According to a review of lobbying disclosures by Al-Monitor, McDermott is one of at least seven lobbying and public relations firms and subcontractors hired by Qatar in the immediate aftermath of the June 2017 diplomatic crisis. And the tiny emirate is on track to blow right past that personal record in 2018, having hired another 14 more firms so far this year.
Qatar has lavished much of its attention on 250 "influencers" close to Trump, according to the Wall Street Journal. The UAE has responded in kind, with a record $21.3 million lobbying campaign in 2017.
“The battle is still of course over the direction of the White House on the crisis,” Theodore Karasik, a senior adviser to Gulf State Analytics, told Al-Monitor. “It’s important to remember that the crisis is tribal in its essence. American foreign policy is not geared toward fixing a tribal fight.”
Saudi Arabia, the United Arab Emirates and Bahrain accuse Qatar of coddling up to both Iran and extremist Islamist groups. Qatar counters that its GCC neighbors seek to punish its independent foreign policy.
To make its case, Qatar is fielding an army of lobbyists to tackle the issue from multiple angles.
The Choharis Law Group is highlighting the “human rights consequences of [the] blockade including freedom of movement, ability to make religious pilgrimages [and] family reunification” on behalf of the Qatar National Human Rights Committee. Former US Attorney General Michael Mukasey and Debevoise & Plimpton law firm are working for the Qatari Attorney General’s office to “advance legal and factual arguments in support of … Qatar's position in that dispute and to solicit the help of US government officials in resolving that dispute.” And pro-Israel businessman Joseph Allaham has been leading outreach to the US Jewish community, including a controversial $100,000 donation to the Zionist Organization of America.
Despite the lobbying surge, Doha dropped its biggest hire in late May when the Qatari Government Communications Office parted ways with Information Management Services, an opposition research firm run by former Democratic Congressional Campaign Committee researcher Jeff Klueter. Qatar hired the firm right after the embargo started and shelled out $2.75 million in 2017 and another $340,000 in 2018.
Separately, Qatar Aluminium Limited (Qatalum), a joint venture between state energy giant Qatar Petroleum and Norsk Hydro, hired Steptoe and Johnson in May to lobby for an exemption to President Donald Trump’s steel and aluminum tariffs, joining fellow Gulf nations Bahrain and Oman.
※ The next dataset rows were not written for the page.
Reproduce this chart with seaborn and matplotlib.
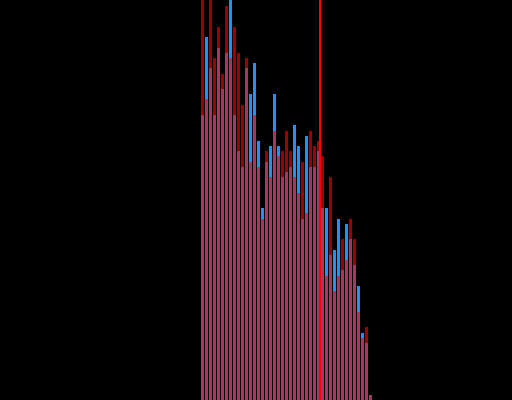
import numpy as np
import pandas as pd
import matplotlib
matplotlib.use("Agg")
import matplotlib.pyplot as plt
import seaborn as sns

# ── data: counts per bin for the two overlapping histograms ──────────────────
bins = list(range(43))
blue_counts = [55, 70, 64, 55, 68, 60, 67, 80, 55, 48,
               45, 64, 59, 65, 50, 37, 46, 49, 59, 49,
               43, 44, 45, 53, 49, 35, 51, 45, 45, 48,
               37, 37, 28, 29, 35, 25, 34, 31, 26, 22,
               13, 11, 1]
red_counts = [82, 58, 80, 66, 72, 63, 76, 66, 72, 67,
              57, 66, 46, 55, 45, 35, 48, 43, 52, 47,
              48, 52, 48, 43, 40, 46, 36, 52, 49, 50,
              47, 24, 43, 21, 24, 31, 27, 35, 31, 17,
              12, 14, 1]
marker_bin = 29.45   # vertical reference line

df = pd.DataFrame({"bin": bins, "blue": blue_counts, "red": red_counts})

DPI = 100
fig = plt.figure(figsize=(5.12, 4.0), dpi=DPI, facecolor="black")
ax = fig.add_axes([0, 0, 1, 1])
ax.set_facecolor("black")

sns.barplot(data=df, x="bin", y="blue", color="#1E90FF", saturation=1,
            width=0.75, errorbar=None, linewidth=0, ax=ax)
sns.barplot(data=df, x="bin", y="red", color="red", saturation=1,
            width=0.75, errorbar=None, linewidth=0, alpha=0.62, ax=ax)
ax.axvline(marker_bin, color="#ff0000", lw=1.5 * 72 / DPI, zorder=5,
           antialiased=False)

ax.set_xlim(-50.625, 77.375)
ax.set_ylim(0, 77.2)
ax.axis("off")

fig.savefig("out.png", dpi=DPI, facecolor="black")
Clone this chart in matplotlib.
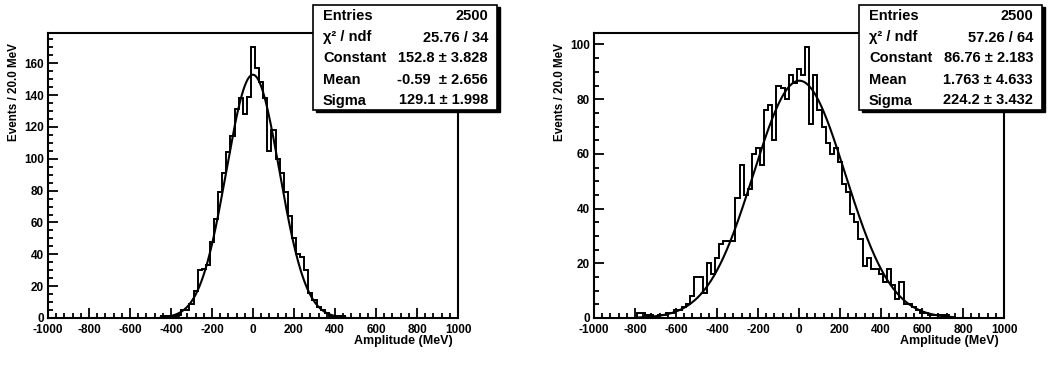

Qatar accounted for 1.8 percent of aluminum exports to the United States in 2017, according to the Congressional Research Service, with $307 million worth of exports.
Qatar is also backing a new Washington think tank, the Gulf International Forum, to compete with similar institutions funded by its regional rivals. The Gulf International Forum, which bills itself as an “independent institute,” receives funding from organizations funded by the Qatari government.
The increase in spending appears to be having an impact.
This January, Secretary of State Rex Tillerson and Secretary of Defense James Mattis hosted the inaugural US-Qatar Strategic Dialogue and agreed to make it an annual affair. The two countries signed several agreements, on issues ranging from civil aviation to cyber security.
“It was a strong message to the Qataris, but it was also a strong message to the blockading countries that our relationship is not going to change,” a State Department official told Foreign Policy.
Still, efforts to get the White House to broker an end to the Gulf spat have sputtered. With the February departure of Secretary of State Rex Tillerson, who made multiple trips to Doha during the crisis, the Donald Trump administration has shifted toward countering Tehran after pulling out of the 2015 nuclear deal. The US administration had planned a summit this fall to reunite the fractured Gulf Cooperation Council, but the talks have been postponed until early 2019.
Meanwhile, Qatar has continued to rely heavily on its defense relationship with the Pentagon, highlighted by the Al-Udeid airbase that is home to 11,000 US troops. Qatar announced in July that it would be spending $1.8 billion to upgrade the base, with an eye toward turning it into a permanent US military installation.
Qatar has bought nearly $1.6 billion worth of US military equipment since Trump took office in January 2017. A knowledgeable source told Al-Monitor that the emirate is now looking for a US training base for 36 F-15s to be delivered to Doha in 2022. Boeing won a $6.2 billion contract to manufacture the aircraft in December.
Two sources told Al-Monitor that Qatari Defense Minister Khalid bin Mohammed al-Attiyah plans to come to the US in August for a tour of the American defense industry, though the visit has not been finalized.
As the lobbying spending continues to increase on both sides, experts expect the stalemate to continue.
“It strikes me that both sides have thrown a lot of resources into this,” a source with knowledge of the administration’s deliberations told Al-Monitor. “I think it’s just become oversaturated.”